It is said that the interpretation we have given to the charter of the W.L. Wells Company is not in harmony with the principles announced by the Supreme Court of Mississippi. We are referred in support of this view to Perkins v. Sanders, 56 Mississippi, 733, 738, 739, which was a suit by a creditor to enforce the personal liability of stockholders for the debts of a certain company. But there is nothing in that case clearly indicating *187 that the Supreme Court of Mississippi would, if this question were before it, hold the requirement of the subscription of $10,000 of stock and its payment before commencing business to have been a condition precedent to the plaintiff becoming a corporation. That court, in the case cited, referred to a section of the charter of the company there in question, providing that the persons named in it, and all others who then were or might thereafter become associated with them, and their successors and assigns, "be, and they are hereby, created a body politic and corporate, under the name," etc., — a provision like that found in the plaintiff's charter. The court said: "This was no proposition to create a corporation upon the performance of certain conditions, but it was itself the creation of a corporation, requiring no other act to be performed by the corporators than their acceptance of the charter, and this even was unnecessary, if, as it is probable, the corporators had applied for the grant of the charter, and thus accepted it in advance. . . . The distinction between the two classes of charters is thus seen to be that in the first class the charter is mere permission on the part of the legislature for the formation of a corporation upon the doing of certain acts prescribed in the charter as precedent conditions, and, as a necessary result, no corporate act can be done until those conditions have been performed, except such as may be expressly permitted by the charter; and, as to those acts, it would be considered that the corporation had an existence before its full investiture with its corporate franchises. In the latter class in which is this company the corporation is in existence for all the purposes of its creation from the beginning, except so far as there may be restraints placed on it by the charter, either expressly or by plain implication."
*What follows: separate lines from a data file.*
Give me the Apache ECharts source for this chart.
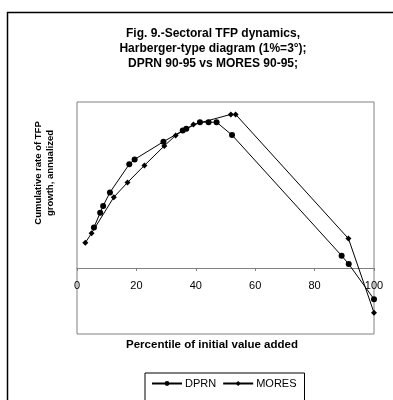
<!DOCTYPE html>
<html>
<head>
<meta charset="utf-8">
<script src="https://cdn.jsdelivr.net/npm/echarts@6/dist/echarts.min.js"></script>
<style>
  html, body { margin: 0; padding: 0; background: #fff; }
  #main { width: 393px; height: 400px; }
</style>
</head>
<body>
<div id="main"></div>
<script>
var myChart = echarts.init(document.getElementById('main'));

// [percentile, cumulative rate] (y in arbitrary units)
var dprnData = [
    [5.7, 13.5], [7.8, 18.4], [8.8, 20.7], [11.1, 25.2], [17.6, 34.6],
    [19.4, 36.2], [29.1, 42.1], [35.6, 45.8], [36.8, 46.4], [41.4, 48.6],
    [44.3, 48.6], [47.0, 48.6], [52.2, 44.3], [89.1, 4.1], [91.5, 1.3],
    [100, -10.4]
];
var moresData = [
    [2.8, 8.4], [4.9, 11.6], [12.4, 23.6], [17.0, 28.5], [22.7, 34.2],
    [29.4, 40.7], [33.2, 44.2], [39.2, 47.8], [51.8, 51.2], [53.4, 51.2],
    [91.4, 9.8], [100, -14.9]
];
var titleLines = [
    'Fig. 9.-Sectoral TFP dynamics,',
    'Harberger-type diagram (1%=3°);',
    'DPRN 90-95 vs MORES 90-95;'
];
var yName = 'Cumulative rate of TFP\ngrowth, annualized';
var xName = 'Percentile of initial value added';

var font = 'Liberation Sans, Arial, sans-serif';

var option = {
    animation: false,
    textStyle: { fontFamily: font },
    title: {
        text: titleLines.join('\n'),
        left: 208,
        top: 21,
        textAlign: 'center',
        textStyle: {
            fontFamily: font,
            fontSize: 12,
            fontWeight: 'bold',
            lineHeight: 15,
            color: '#000'
        }
    },
    legend: {
        left: 145,
        top: 373,
        itemWidth: 30,
        itemHeight: 6,
        itemGap: 6,
        padding: [5, 8, 14, 6],
        borderColor: '#000',
        borderWidth: 1,
        borderRadius: 0,
        data: ['DPRN', 'MORES'],
        textStyle: { fontFamily: font, fontSize: 11, color: '#000', padding: [0, 0, 0, -2] }
    },
    grid: {
        left: 77,
        right: 19,
        top: 102,
        bottom: 66,
        show: true,
        borderColor: '#808080',
        borderWidth: 1
    },
    xAxis: {
        type: 'value',
        min: 0,
        max: 100,
        interval: 20,
        offset: -66,
        axisLine: { onZero: false, lineStyle: { color: '#808080', width: 1 } },
        axisTick: { show: true, length: 3, lineStyle: { color: '#808080' } },
        axisLabel: { color: '#000', fontSize: 11, margin: 12, fontFamily: font },
        splitLine: { show: false }
    },
    yAxis: {
        type: 'value',
        min: -22,
        max: 55.33,
        axisLine: { show: false },
        axisTick: { show: false },
        axisLabel: { show: false },
        splitLine: { show: false }
    },
    graphic: [
        {
            type: 'rect',
            shape: { x: 7.5, y: 12.5, width: 400, height: 400 },
            style: { fill: 'none', stroke: '#000', lineWidth: 1.5 },
            silent: true
        },
        {
            type: 'text',
            x: 44,
            y: 173,
            rotation: Math.PI / 2,
            style: {
                text: yName,
                fontFamily: font,
                fontSize: 9.5,
                fontWeight: 'bold',
                lineHeight: 12,
                fill: '#000',
                align: 'center',
                verticalAlign: 'middle'
            }
        },
        {
            type: 'text',
            x: 212,
            y: 345,
            style: {
                text: xName,
                fontFamily: font,
                fontSize: 11.5,
                fontWeight: 'bold',
                fill: '#000',
                align: 'center',
                verticalAlign: 'middle'
            }
        }
    ],
    series: [
        {
            name: 'DPRN',
            type: 'line',
            data: dprnData,
            symbol: 'circle',
            symbolSize: 6,
            itemStyle: { color: '#000' },
            lineStyle: { color: '#000', width: 1 }
        },
        {
            name: 'MORES',
            type: 'line',
            data: moresData,
            symbol: 'diamond',
            symbolSize: 6,
            itemStyle: { color: '#000' },
            lineStyle: { color: '#000', width: 1 }
        }
    ]
};

myChart.setOption(option);
</script>
</body>
</html>
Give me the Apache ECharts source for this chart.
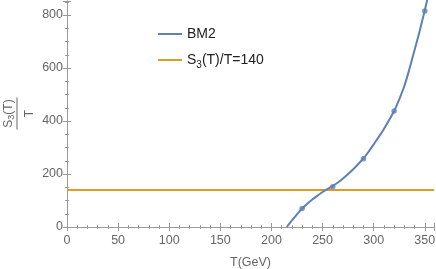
<!DOCTYPE html>
<html>
<head>
<meta charset="utf-8">
<script src="https://cdn.jsdelivr.net/npm/echarts@6/dist/echarts.min.js"></script>
<style>
html,body{margin:0;padding:0;background:#fff;}
#chart{width:436px;height:269px;}
</style>
</head>
<body>
<div id="chart"></div>
<script>
// Data
const curveT = [215, 220, 225, 230, 235, 240, 245, 250, 255, 260, 265, 270, 275, 280, 285, 290, 295, 300, 305, 310, 315, 320, 325, 330, 335, 340, 345, 350, 353];
const curveS = [0, 25, 48, 70, 88, 104, 118, 132, 144, 155, 168, 183, 200, 218, 238, 259, 284, 312, 340, 370, 403, 438, 482, 532, 597, 668, 740, 818, 868];
const pointT = [230, 260, 290, 320, 350];
const pointS = [70, 152, 258, 438, 815];
const levelT = [0, 359];
const levelS = [140, 140];
const xTicks = [0, 50, 100, 150, 200, 250, 300, 350];
const yTicks = [0, 200, 400, 600, 800];
const seriesNames = ['BM2', 'S3(T)/T=140'];

const X_MIN = 0, X_MAX = 359, Y_MIN = 0, Y_MAX = 853;
const blue = '#5E81B5', orange = '#E19C24', frame = '#9a9a9a', tickText = '#666';
const FONT = 'Liberation Sans, Arial, sans-serif';

const chart = echarts.init(document.getElementById('chart'), null, {renderer: 'canvas'});

function axisCommon(showLabel) {
  return {
    axisLine: {show: true, lineStyle: {color: frame, width: 1}},
    axisTick: {show: true, inside: true, length: 4, lineStyle: {color: frame}},
    minorTick: {show: true, splitNumber: 5, length: 2, lineStyle: {color: frame}},
    splitLine: {show: false},
    axisLabel: {show: showLabel, color: tickText, fontSize: 12, fontFamily: FONT, showMaxLabel: false}
  };
}

const xBottom = Object.assign(axisCommon(true), {
  type: 'value', position: 'bottom', min: X_MIN, max: X_MAX, interval: 50,
  name: 'T(GeV)', nameLocation: 'middle', nameGap: 29,
  nameTextStyle: {color: tickText, fontSize: 12.5, fontFamily: FONT}
});
xBottom.axisLabel.margin = 7;
xBottom.axisLabel.fontSize = 12.5;
xBottom.axisLabel.formatter = v => (xTicks.indexOf(v) >= 0 ? String(v) : '');
const xTop = Object.assign(axisCommon(false), {type: 'value', position: 'top', min: X_MIN, max: X_MAX, interval: 50});

const yLeft = Object.assign(axisCommon(true), {type: 'value', position: 'left', min: Y_MIN, max: Y_MAX, interval: 200});
yLeft.minorTick.splitNumber = 4;
yLeft.axisLabel.margin = 4;
yLeft.axisLabel.fontSize = 12.5;
yLeft.axisLabel.formatter = v => (yTicks.indexOf(v) >= 0 ? String(v) : '');
const yRight = Object.assign(axisCommon(false), {type: 'value', position: 'right', min: Y_MIN, max: Y_MAX, interval: 200});
yRight.minorTick.splitNumber = 4;

const option = {
  animation: false,
  backgroundColor: '#fff',
  grid: {left: 67, right: 2, top: 1, bottom: 42, containLabel: false, outerBoundsMode: 'none'},
  xAxis: [xBottom, xTop],
  yAxis: [yLeft, yRight],
  legend: {
    data: seriesNames,
    orient: 'vertical',
    left: 153, top: 22,
    itemWidth: 24, itemHeight: 2, itemGap: 12,
    icon: 'rect',
    selectedMode: false,
    formatter: name => (name === 'BM2' ? '{m|BM2}' : '{m|S}{sub|3}{m|(T)/T=140}'),
    textStyle: {
      color: '#222', fontSize: 14, fontFamily: FONT,
      rich: {
        m: {color: '#222', fontSize: 14, fontFamily: FONT, lineHeight: 20, verticalAlign: 'middle'},
        sub: {color: '#222', fontSize: 10, fontFamily: FONT, lineHeight: 10, verticalAlign: 'bottom'}
      }
    }
  },
  series: [
    {
      name: seriesNames[0], type: 'line', xAxisIndex: 0, yAxisIndex: 0,
      data: curveT.map((t, i) => [t, curveS[i]]),
      smooth: 0.3, showSymbol: false, symbol: 'none',
      lineStyle: {color: blue, width: 2}, itemStyle: {color: blue}, clip: true, z: 3
    },
    {
      name: 'BM2 points', type: 'scatter', xAxisIndex: 0, yAxisIndex: 0,
      data: pointT.map((t, i) => [t, pointS[i]]),
      symbolSize: 5.5, itemStyle: {color: blue}, z: 4
    },
    {
      name: seriesNames[1], type: 'line', xAxisIndex: 0, yAxisIndex: 0,
      data: levelT.map((t, i) => [t, levelS[i]]),
      showSymbol: false, symbol: 'none',
      lineStyle: {color: orange, width: 2}, itemStyle: {color: orange}, z: 2
    }
  ],
  graphic: [
    {
      type: 'group', x: 17, y: 113.5, rotation: Math.PI / 2,
      children: [
        {type: 'text', x: 0, y: -8.5, style: {
          text: '{m|S}{sub|3}{m|(T)}', align: 'center', verticalAlign: 'middle',
          rich: {
            m: {fill: tickText, fontSize: 12, fontFamily: FONT, lineHeight: 16, verticalAlign: 'middle'},
            sub: {fill: tickText, fontSize: 9, fontFamily: FONT, lineHeight: 9, verticalAlign: 'bottom'}
          }
        }},
        {type: 'line', shape: {x1: -16, y1: 0, x2: 16, y2: 0}, style: {stroke: tickText, lineWidth: 1}},
        {type: 'text', x: 0, y: 12.5, style: {text: 'T', fill: tickText, font: '12px ' + FONT, align: 'center', verticalAlign: 'middle'}}
      ]
    }
  ]
};
chart.setOption(option);
</script>
</body>
</html>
It thus appears that the Supreme Court of Mississippi, in the case referred to, decided that where acts are required to be performed before the corporation comes into existence, no corporation is created or can exist until those acts are performed. In this general view we entirely concur. But the *188 question remains whether the particular charter here in question made it a condition precedent to the existence of the W.L. Wells Company as a corporation, that a certain amount of its capital stock should be subscribed and paid for. As already indicated, we are of opinion that no such condition precedent was prescribed, and that under the statutes of Mississippi and independently of the subscription of a certain amount of stock and its payment, the plaintiff became, in law a corporation when the Governor approved its charter and the fact of such approval was certified by the Secretary of State under the Great Seal of Mississippi. It could not thereafter dispute its liability for acts done by it in its corporate name nor be denied the right to sue in that name.

As the Circuit Court of Appeals proceeded on different grounds as to the jurisdiction of the Circuit Court, its judgment must be reversed, and the case remanded, with directions to that court to set aside its own judgment, and for such further proceedings touching the merits of the case as may be consistent with this opinion and with law.

Reversed.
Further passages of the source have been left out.